--- DATA SECTION ---

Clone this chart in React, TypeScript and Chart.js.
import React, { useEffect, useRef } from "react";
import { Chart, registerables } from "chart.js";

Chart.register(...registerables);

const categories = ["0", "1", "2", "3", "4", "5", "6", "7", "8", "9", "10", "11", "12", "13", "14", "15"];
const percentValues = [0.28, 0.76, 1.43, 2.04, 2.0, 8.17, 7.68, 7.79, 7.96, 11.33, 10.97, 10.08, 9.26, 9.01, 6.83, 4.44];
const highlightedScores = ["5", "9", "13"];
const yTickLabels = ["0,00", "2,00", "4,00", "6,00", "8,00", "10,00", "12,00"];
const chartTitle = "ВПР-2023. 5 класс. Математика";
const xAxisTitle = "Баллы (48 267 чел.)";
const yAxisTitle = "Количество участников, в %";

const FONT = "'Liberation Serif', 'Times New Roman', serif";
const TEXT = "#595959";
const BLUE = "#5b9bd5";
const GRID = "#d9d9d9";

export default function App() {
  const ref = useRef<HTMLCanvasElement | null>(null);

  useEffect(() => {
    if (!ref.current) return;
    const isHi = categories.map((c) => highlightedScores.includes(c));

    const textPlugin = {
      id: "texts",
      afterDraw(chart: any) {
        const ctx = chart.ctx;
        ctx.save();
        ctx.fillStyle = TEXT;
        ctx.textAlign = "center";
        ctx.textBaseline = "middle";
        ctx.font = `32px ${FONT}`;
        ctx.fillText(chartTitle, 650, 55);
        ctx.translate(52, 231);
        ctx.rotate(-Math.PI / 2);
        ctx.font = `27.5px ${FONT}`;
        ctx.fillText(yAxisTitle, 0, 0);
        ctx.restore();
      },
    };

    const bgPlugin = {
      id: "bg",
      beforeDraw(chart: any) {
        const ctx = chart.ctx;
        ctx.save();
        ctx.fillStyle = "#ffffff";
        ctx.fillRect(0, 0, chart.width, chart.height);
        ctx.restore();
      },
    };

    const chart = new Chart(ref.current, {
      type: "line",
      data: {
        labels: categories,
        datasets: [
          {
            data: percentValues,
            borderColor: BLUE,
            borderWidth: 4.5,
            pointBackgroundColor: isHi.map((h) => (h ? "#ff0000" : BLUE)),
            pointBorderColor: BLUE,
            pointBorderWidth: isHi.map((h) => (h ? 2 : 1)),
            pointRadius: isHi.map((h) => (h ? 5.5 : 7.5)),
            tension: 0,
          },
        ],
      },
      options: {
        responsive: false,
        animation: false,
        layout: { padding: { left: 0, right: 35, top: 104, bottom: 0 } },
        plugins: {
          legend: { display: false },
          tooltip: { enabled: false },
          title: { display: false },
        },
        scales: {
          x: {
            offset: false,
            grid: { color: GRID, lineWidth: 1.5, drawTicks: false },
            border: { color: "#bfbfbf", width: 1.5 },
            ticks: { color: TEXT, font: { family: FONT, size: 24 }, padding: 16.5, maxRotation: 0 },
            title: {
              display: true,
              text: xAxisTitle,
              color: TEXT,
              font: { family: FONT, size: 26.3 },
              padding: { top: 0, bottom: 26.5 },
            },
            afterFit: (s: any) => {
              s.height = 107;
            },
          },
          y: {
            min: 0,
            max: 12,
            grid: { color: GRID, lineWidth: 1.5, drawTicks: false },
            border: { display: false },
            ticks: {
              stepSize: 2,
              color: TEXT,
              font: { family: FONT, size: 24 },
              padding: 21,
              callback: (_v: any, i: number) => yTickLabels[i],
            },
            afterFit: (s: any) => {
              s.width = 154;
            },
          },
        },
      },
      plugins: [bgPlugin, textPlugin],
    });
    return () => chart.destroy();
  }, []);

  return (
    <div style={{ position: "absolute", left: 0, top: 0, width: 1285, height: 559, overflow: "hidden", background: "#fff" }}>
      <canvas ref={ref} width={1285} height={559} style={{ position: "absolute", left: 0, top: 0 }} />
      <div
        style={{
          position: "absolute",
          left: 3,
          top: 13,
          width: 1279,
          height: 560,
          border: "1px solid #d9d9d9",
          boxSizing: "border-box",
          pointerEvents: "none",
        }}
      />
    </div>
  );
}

---

» **WORK REQUIRED**
Pull out every line containing "React".

» **FINISHED ANSWER**
Clone this chart in React, TypeScript and Chart.js.
import React, { useEffect, useRef } from "react";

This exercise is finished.